The Court has preliminarily approved a class action settlement in this case to make the City of Long Beach’s sidewalks, crosswalks, and other pedestrian pathways safer and more accessible for people with disabilities. If you are a person with a mobility disability who has used or will use pedestrian facilities in the City of Long Beach, review the notice of proposed settlement for more information about your rights.
In June 2014, DRA, Goldstein, Borgen, Dardarian & Ho (GBDH), and Disability Rights Legal Center (DRLC) filed a class action lawsuit against the City of Long Beach and its Mayor alleging that it discriminates against residents and visitors who have mobility disabilities by failing to maintain accessible sidewalks and pedestrian rights-of-way. Individuals who use wheelchairs, motorized scooters, or other mobility aides have encountered ubiquitous obstacles in Long Beach such as missing curb cuts, unsafe slopes, uplifted sidewalks, and obstructions to the path of travel. As a result of these obstacles, people with a range of mobility disabilities have been restricted in their ability to travel to work, restaurants, places of worship, medical appointments, and to visit with family and friends.
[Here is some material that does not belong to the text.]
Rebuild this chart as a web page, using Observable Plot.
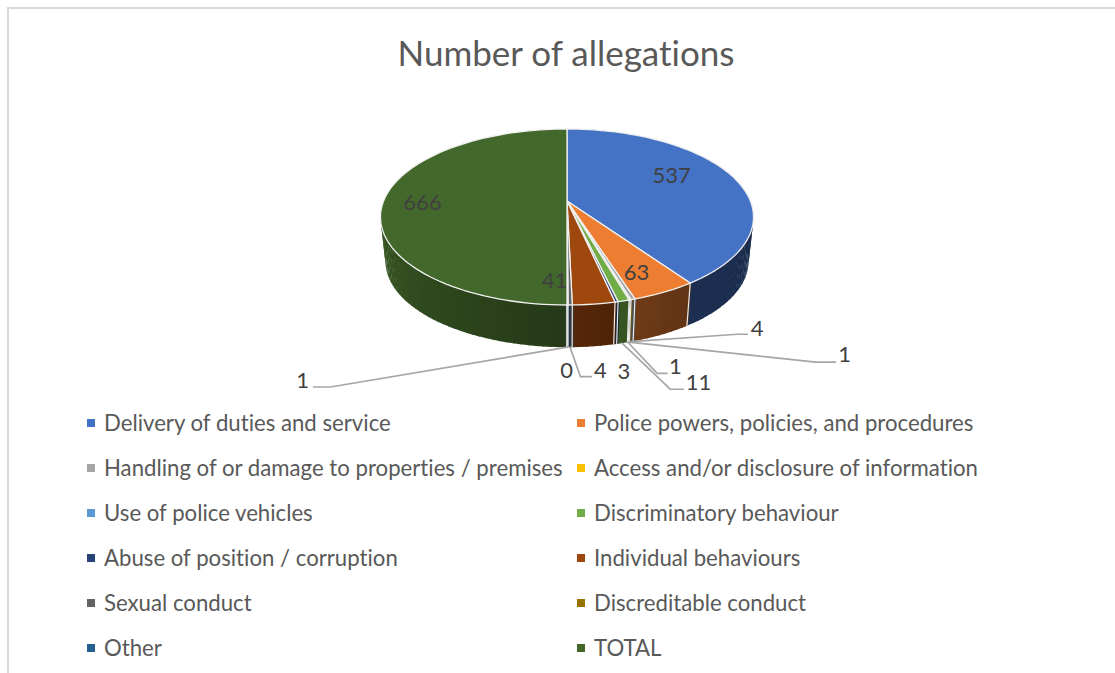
<!DOCTYPE html>
<html>
<head>
<meta charset="utf-8">
<script src="https://cdn.jsdelivr.net/npm/d3@7"></script>
<script src="https://cdn.jsdelivr.net/npm/@observablehq/plot@0.6"></script>
<style>
html,body{margin:0;padding:0;background:#fff;}
#page{position:relative;width:1115px;height:673px;overflow:hidden;font-family:Lato,sans-serif;font-variant-ligatures:none;font-feature-settings:"liga" 0;}
#frame{position:absolute;left:7px;top:7px;width:1108px;height:666px;border-left:2px solid #d9d9d9;border-top:2px solid #d9d9d9;box-sizing:border-box;}
#title{position:absolute;left:0;width:1132px;top:30px;text-align:center;font-size:35px;line-height:44px;color:#595959;}
#plot{position:absolute;left:0;top:100px;}
#legend{position:absolute;left:87px;top:400px;display:grid;grid-template-columns:490px 490px;grid-auto-rows:45px;font-size:22.2px;color:#595959;}
#legend div{display:flex;align-items:center;height:45px;white-space:nowrap;}
#legend i{display:inline-block;width:8px;height:8px;margin-right:9px;flex:none;}
</style>
</head>
<body>
<div id="page">
<div id="frame"></div>
<div id="title">Number of allegations</div>
<div id="plot"></div>
<div id="legend"></div>
</div>
<script>
const categories = ["Delivery of duties and service","Police powers, policies, and procedures","Handling of or damage to properties / premises","Access and/or disclosure of information","Use of police vehicles","Discriminatory behaviour","Abuse of position / corruption","Individual behaviours","Sexual conduct","Discreditable conduct","Other","TOTAL"];
const values = [537,63,4,1,1,11,3,41,4,0,1,666];
const colors = ["#4472c4","#ed7d31","#a5a5a5","#ffc000","#5b9bd5","#70ad47","#264478","#9e480e","#636363","#997300","#255e91","#43682b"];

// perspective model of the pie disc
const cx = 566.5, topY = 200.5, botY = 245.5, depthK = -0.1818, rimA = 85.1, rimB = 183.4, botScale = 0.973;
function project(deg, bottom) {
  const t = deg * Math.PI / 180, u = Math.sin(t), v = -Math.cos(t), w = 1 + depthK * v, s = bottom ? botScale : 1;
  return {x: cx + s * rimB * u / w, y: (bottom ? botY : topY) + s * rimA * v / w};
}
const total = d3.sum(values);
const cum = d3.cumsum(values);
const slices = values.map((value, i) => {
  const a1 = cum[i] / total * 360, a0 = a1 - value / total * 360;
  return {i, value, a0, a1, mid: (a0 + a1) / 2};
});
const shadeOf = d3.scaleLinear().domain([100,150,180,225,290]).range([0.38,0.42,0.55,0.72,0.95]).clamp(true);
function shade(hex, deg) {
  const c = d3.rgb(hex), f = shadeOf(deg);
  return d3.rgb(c.r * f, c.g * f, c.b * f).formatHex();
}

const sidePts = [], topPts = [], edgePts = [];
const quads = [];
slices.filter(s => s.value > 0).forEach(s => {
  const n = Math.max(1, Math.ceil((s.a1 - s.a0) / 2));
  const top = [{x: cx, y: topY, id: s.i, fill: colors[s.i]}];
  for (let k = 0; k <= n; k++) {
    const a = s.a0 + (s.a1 - s.a0) * k / n;
    top.push({...project(a, false), id: s.i, fill: colors[s.i]});
    if (k < n) {
      const b = s.a0 + (s.a1 - s.a0) * (k + 1) / n;
      quads.push({mid: (a + b) / 2, i: s.i, a, b});
    }
  }
  top.push(top[0]);
  topPts.push(...top);
});
quads.sort((p, q) => Math.abs(p.mid - 180) < Math.abs(q.mid - 180) ? 1 : -1).forEach((q, id) => {
  const fill = shade(colors[q.i], q.mid);
  // widen each wall strip slightly so that no seam shows between neighbours
  const a = q.mid < 180 ? q.a - 0.4 : q.a, b = q.mid < 180 ? q.b : q.b + 0.4;
  [project(a, false), project(b, false), project(b, true), project(a, true), project(a, false)]
    .forEach(p => sidePts.push({...p, id, fill}));
});
// slice edges on the visible front wall
slices.filter(s => s.value > 0 && s.a0 > 100 && s.a0 < 260).forEach(s => {
  edgePts.push({...project(s.a0, false), id: s.i}, {...project(s.a0, true), id: s.i});
});
edgePts.push({...project(180, false), id: 99}, {...project(180, true), id: 99});

// label placement: offsets from the rim anchor of each slice
const innerOffsets = new Map([[0,[-61.4,-1.3]],[1,[-27.7,-19.6]],[7,[-39.4,-23.5]],[11,[38.9,1.5]]]);
const outerOffsets = new Map([
  [2,{elbow:[106,-7.4],stub:10,label:[126,-13.2]}],
  [3,{elbow:[186.7,20],stub:20,label:[215.7,12.5]}],
  [4,{elbow:[29.3,31.1],stub:10,label:[47.6,24.5]}],
  [5,{elbow:[48.4,46.1],stub:12.7,label:[76.4,39.3]}],
  [6,{label:[8.7,28.2]}],
  [8,{elbow:[10.4,29.5],stub:10.7,label:[30.4,23.3]}],
  [9,{label:[-1.3,23.3]}],
  [10,{elbow:[-236.9,39.8],stub:-17,label:[-264.9,33.3]}]
]);
const labels = [], leaders = [];
slices.forEach(s => {
  if (innerOffsets.has(s.i)) {
    const p = project(s.mid, false), o = innerOffsets.get(s.i);
    labels.push({x: p.x + o[0], y: p.y + o[1], text: String(s.value)});
  }
  if (outerOffsets.has(s.i)) {
    const p = project(s.mid, true), o = outerOffsets.get(s.i);
    labels.push({x: p.x + o.label[0], y: p.y + o.label[1], text: String(s.value)});
    if (o.elbow) {
      const ex = p.x + o.elbow[0], ey = p.y + o.elbow[1];
      leaders.push({x: p.x, y: p.y, id: s.i}, {x: ex, y: ey, id: s.i}, {x: ex + o.stub, y: ey, id: s.i});
    }
  }
});

const chart = Plot.plot({
  width: 1115, height: 300,
  marginTop: 0, marginRight: 0, marginBottom: 0, marginLeft: 0,
  x: {domain: [0, 1115], range: [0, 1115], axis: null},
  y: {domain: [100, 400], range: [0, 300], axis: null},
  color: {type: "identity"},
  style: {background: "transparent", fontFamily: "Lato, sans-serif", overflow: "visible"},
  marks: [
    Plot.line(sidePts, {x: "x", y: "y", z: "id", fill: "fill", stroke: null}),
    Plot.line(edgePts, {x: "x", y: "y", z: "id", stroke: "#e9e9e9", strokeWidth: 1.2}),
    Plot.line(topPts, {x: "x", y: "y", z: "id", fill: "fill", stroke: "#f0f0f0", strokeWidth: 1.3}),
    Plot.line(leaders, {x: "x", y: "y", z: "id", stroke: "#a6a6a6", strokeWidth: 1.7}),
    Plot.text(labels, {x: "x", y: "y", text: "text", fontSize: 22, fill: "#404040"})
  ]
});
document.getElementById("plot").appendChild(chart);

const legend = d3.select("#legend");
categories.forEach((name, i) => {
  const row = legend.append("div");
  row.append("i").style("background", colors[i]);
  row.append("span").text(name);
});
</script>
</body>
</html>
In April 2017, after almost three years of litigation and negotiations, a class action settlement agreement to make the City of Long Beach’s sidewalks, crosswalks, and other pedestrian pathways safer and more accessible for people with disabilities has been preliminarily approved by Judge Dale Fischer. Under this agreement, the City of Long Beach will undertake a comprehensive assessment of the current state of its public rights of way to determine the extent of necessary remediation. Once this assessment is complete, the City will work with community members to prioritize repairs. Existing curb ramps that are damaged and unusable by people with disabilities will be fixed over the next 20 years, backed by a budget of up to $50 million. In addition, the City will spend up to $125 million over 30 years to repair inaccessible sidewalks and crosswalks. The settlement also requires the City to allocate approximately $5 million over the first 10 years to fix pedestrian barriers specifically reported by people with mobility disabilities. In total, the settlement requires disability access barrier removal work valued at approximately $200 million. These improvements to the City’s pedestrian rights of way, backed by strong financial commitments and policy changes, will ensure all residents of and visitors to Long Beach are able to safely travel and enjoy pedestrian pathways for working, shopping, dining, and more.
Class members should review the notice of proposed class-wide settlement agreement and must provide any objections by June 17, 2017.